# Input rows start

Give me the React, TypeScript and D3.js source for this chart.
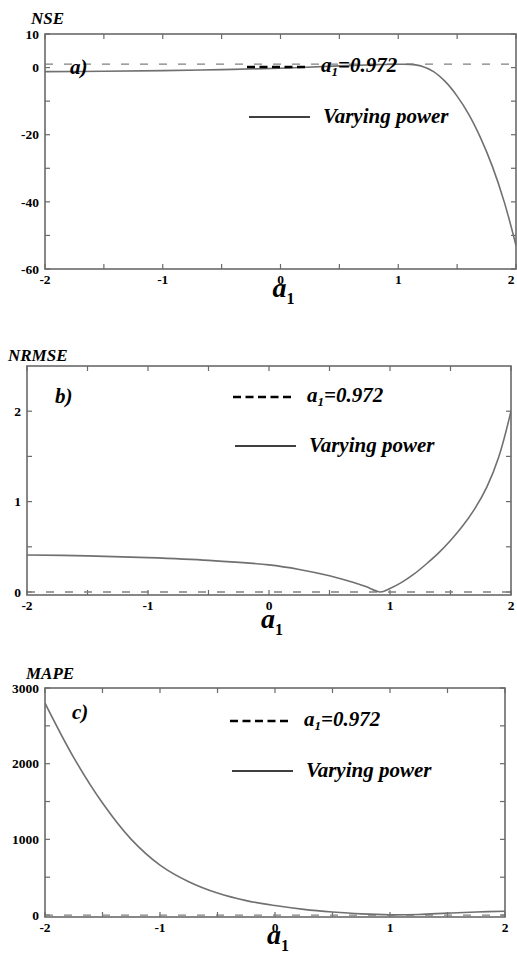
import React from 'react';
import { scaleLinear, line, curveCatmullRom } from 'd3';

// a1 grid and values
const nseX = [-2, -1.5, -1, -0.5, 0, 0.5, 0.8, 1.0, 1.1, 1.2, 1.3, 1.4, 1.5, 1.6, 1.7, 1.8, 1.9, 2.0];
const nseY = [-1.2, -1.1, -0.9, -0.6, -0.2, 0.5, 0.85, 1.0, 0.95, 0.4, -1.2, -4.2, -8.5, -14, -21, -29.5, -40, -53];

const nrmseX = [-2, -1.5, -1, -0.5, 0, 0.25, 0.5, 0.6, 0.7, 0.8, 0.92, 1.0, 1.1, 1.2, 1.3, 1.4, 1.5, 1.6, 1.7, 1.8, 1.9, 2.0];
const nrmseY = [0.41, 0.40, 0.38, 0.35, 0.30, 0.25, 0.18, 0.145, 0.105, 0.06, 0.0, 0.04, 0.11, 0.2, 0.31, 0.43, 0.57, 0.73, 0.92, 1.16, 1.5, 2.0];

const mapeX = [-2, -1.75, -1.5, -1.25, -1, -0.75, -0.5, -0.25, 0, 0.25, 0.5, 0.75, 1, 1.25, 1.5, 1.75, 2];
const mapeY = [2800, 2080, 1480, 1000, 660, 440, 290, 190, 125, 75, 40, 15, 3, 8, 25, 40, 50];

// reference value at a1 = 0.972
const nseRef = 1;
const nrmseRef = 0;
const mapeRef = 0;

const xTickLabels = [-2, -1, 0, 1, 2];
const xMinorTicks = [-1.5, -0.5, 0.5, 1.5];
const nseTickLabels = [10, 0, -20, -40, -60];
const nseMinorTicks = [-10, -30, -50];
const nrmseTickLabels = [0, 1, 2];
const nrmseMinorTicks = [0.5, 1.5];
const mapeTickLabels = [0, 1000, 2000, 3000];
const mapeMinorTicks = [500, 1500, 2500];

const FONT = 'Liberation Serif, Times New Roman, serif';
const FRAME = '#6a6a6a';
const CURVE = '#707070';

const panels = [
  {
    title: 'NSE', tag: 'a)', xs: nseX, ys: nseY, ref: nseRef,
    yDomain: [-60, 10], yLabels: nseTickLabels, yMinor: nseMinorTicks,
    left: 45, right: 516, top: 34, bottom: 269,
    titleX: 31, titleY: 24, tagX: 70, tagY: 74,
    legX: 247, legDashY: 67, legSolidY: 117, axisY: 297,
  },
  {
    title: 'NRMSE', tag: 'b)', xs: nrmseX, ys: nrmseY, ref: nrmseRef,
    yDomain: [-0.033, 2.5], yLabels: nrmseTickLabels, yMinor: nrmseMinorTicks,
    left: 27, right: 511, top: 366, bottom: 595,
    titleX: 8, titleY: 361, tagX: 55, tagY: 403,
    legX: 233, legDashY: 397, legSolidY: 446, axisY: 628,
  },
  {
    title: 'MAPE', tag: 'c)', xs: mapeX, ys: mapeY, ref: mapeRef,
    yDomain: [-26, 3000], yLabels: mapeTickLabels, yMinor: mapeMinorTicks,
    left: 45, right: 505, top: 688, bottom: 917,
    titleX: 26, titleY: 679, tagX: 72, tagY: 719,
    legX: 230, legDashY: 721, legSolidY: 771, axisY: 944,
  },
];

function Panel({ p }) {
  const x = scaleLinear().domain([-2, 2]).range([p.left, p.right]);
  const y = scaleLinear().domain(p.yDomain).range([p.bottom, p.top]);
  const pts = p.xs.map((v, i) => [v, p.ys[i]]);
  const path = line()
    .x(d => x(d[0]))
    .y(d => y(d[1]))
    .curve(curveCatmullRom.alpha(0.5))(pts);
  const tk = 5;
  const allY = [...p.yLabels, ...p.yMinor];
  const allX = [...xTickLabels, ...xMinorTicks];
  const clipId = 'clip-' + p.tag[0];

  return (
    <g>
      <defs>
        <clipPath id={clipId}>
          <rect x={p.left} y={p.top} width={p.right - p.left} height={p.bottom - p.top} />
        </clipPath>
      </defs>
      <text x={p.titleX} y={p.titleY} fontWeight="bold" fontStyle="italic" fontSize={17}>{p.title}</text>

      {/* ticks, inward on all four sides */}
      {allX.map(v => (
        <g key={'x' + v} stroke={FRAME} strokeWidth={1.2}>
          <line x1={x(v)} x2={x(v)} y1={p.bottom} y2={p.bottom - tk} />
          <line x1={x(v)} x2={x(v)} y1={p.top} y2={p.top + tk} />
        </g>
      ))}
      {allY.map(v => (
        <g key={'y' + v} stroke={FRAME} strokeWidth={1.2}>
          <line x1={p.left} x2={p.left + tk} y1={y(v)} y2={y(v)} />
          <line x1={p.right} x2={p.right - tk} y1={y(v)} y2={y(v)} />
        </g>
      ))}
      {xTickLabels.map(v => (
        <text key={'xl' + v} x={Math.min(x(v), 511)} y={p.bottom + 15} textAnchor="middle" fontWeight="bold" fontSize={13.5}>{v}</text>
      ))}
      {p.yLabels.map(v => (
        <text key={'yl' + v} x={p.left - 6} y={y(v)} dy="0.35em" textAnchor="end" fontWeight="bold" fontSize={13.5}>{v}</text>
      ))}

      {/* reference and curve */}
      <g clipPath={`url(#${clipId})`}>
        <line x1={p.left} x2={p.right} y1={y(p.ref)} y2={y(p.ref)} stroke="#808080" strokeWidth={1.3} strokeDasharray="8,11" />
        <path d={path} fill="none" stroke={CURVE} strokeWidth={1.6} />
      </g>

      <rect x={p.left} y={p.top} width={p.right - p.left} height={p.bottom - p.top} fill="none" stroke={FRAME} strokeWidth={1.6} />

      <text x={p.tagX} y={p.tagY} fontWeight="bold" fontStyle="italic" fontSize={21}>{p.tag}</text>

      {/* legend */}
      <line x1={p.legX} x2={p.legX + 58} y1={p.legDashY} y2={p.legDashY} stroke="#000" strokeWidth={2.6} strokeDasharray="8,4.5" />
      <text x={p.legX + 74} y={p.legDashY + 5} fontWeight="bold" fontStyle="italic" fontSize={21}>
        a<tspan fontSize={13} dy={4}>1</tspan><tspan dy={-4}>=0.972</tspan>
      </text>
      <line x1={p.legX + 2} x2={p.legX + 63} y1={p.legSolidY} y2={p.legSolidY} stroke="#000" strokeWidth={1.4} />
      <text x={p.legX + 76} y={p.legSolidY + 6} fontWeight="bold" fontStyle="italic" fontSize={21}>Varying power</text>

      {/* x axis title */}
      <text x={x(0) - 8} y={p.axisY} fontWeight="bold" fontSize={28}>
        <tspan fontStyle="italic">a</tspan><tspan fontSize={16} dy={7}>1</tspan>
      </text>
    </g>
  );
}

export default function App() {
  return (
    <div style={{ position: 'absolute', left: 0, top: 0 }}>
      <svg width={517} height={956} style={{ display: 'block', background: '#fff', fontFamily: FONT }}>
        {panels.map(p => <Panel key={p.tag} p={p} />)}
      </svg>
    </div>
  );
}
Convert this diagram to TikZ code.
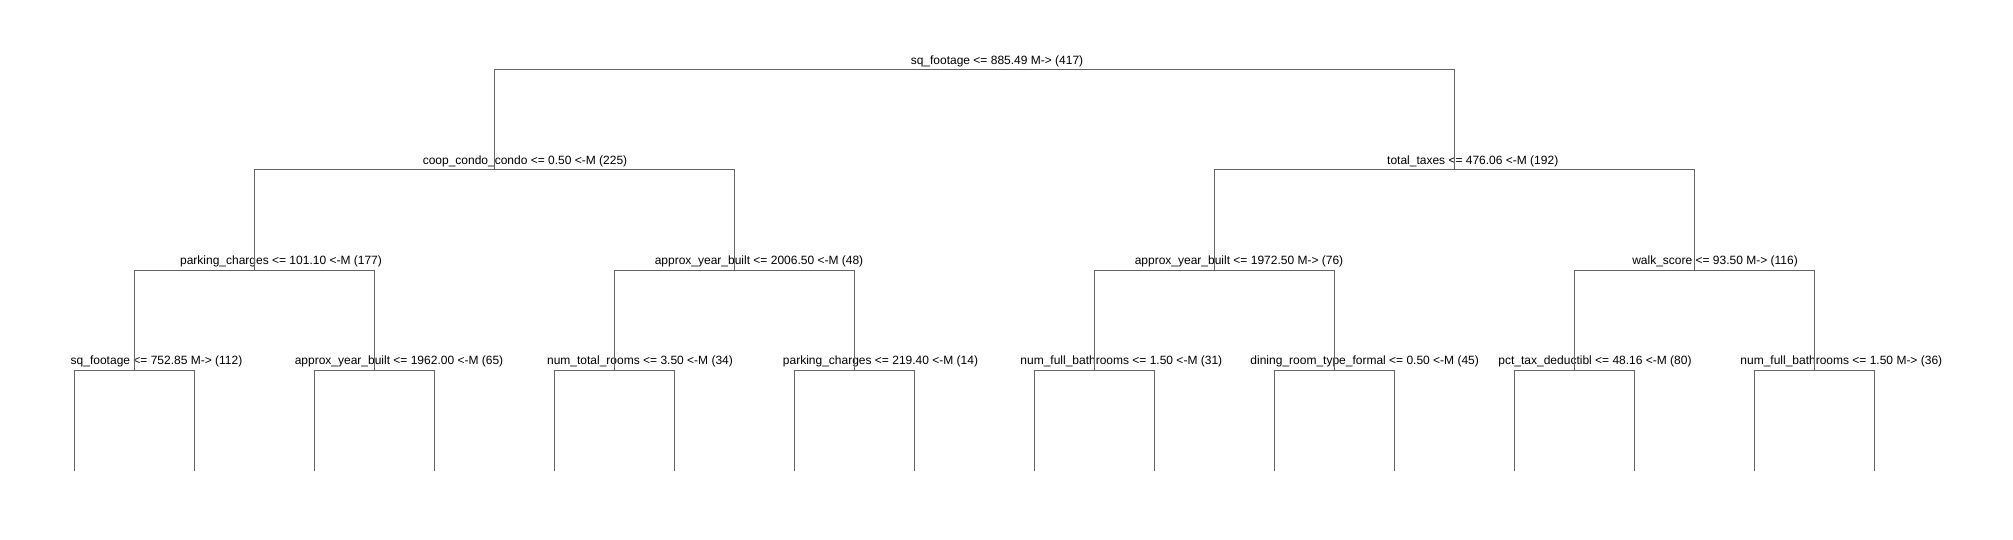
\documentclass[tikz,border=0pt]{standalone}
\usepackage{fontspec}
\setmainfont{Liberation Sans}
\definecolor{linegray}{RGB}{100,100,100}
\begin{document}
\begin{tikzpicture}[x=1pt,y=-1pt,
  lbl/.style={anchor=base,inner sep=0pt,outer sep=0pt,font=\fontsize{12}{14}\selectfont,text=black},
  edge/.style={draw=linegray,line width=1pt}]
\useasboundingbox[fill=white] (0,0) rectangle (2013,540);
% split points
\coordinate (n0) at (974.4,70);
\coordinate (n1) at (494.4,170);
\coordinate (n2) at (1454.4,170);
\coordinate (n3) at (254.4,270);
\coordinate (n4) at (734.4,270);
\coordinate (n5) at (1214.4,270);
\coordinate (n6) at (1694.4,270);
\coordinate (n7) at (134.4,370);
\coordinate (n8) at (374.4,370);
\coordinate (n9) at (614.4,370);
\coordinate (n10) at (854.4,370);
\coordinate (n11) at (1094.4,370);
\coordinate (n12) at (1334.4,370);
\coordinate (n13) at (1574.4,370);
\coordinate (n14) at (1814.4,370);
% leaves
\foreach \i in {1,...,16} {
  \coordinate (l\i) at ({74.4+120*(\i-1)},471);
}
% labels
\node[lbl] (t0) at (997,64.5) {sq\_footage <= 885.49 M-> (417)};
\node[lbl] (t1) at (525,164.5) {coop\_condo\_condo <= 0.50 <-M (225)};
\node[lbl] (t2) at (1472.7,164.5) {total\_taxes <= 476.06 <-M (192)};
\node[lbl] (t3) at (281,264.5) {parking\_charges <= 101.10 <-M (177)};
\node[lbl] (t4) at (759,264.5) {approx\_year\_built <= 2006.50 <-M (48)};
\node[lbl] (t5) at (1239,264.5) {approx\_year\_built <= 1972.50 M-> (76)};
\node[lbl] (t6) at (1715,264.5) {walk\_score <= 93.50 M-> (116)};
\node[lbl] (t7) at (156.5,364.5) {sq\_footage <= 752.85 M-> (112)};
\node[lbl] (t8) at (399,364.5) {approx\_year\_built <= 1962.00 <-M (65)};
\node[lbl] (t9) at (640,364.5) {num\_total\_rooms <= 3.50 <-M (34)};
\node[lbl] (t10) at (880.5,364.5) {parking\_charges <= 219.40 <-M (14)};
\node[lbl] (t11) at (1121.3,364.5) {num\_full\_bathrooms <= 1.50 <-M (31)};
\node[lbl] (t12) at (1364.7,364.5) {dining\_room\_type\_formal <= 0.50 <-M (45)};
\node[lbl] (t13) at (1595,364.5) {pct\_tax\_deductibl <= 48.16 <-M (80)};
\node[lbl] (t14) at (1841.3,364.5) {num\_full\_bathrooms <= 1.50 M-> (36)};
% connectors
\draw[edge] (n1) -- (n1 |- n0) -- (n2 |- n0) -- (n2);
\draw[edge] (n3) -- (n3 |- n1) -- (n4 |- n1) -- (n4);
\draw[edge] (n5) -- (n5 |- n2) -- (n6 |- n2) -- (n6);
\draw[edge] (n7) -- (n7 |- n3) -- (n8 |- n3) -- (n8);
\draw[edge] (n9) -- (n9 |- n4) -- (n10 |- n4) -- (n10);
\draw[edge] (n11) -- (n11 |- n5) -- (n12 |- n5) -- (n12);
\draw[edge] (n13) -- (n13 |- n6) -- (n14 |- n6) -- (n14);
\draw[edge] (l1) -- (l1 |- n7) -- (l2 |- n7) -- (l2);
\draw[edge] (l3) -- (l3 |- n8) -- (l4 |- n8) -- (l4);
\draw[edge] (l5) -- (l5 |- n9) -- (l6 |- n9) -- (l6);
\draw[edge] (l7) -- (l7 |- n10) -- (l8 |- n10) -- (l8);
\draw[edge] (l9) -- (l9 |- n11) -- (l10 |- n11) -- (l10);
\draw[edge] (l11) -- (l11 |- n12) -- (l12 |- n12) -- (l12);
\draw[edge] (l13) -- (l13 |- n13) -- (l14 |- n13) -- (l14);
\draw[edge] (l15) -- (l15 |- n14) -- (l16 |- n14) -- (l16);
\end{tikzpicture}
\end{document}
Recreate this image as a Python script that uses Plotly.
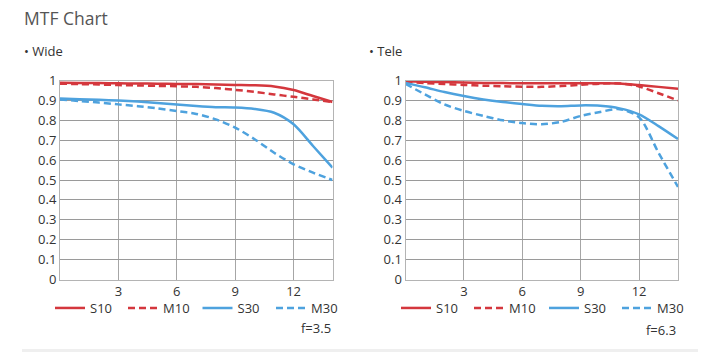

# Input rows end

▸ Aim of the exercise: Begin with the first line of the records and repeat every line up to the one with "scaleLinear, line, curveCatmullRom", counting that line too. Pictures are not part of the copy.

▸ Written answer:
Give me the React, TypeScript and D3.js source for this chart.
import React from 'react';
import { scaleLinear, line, curveCatmullRom } from 'd3';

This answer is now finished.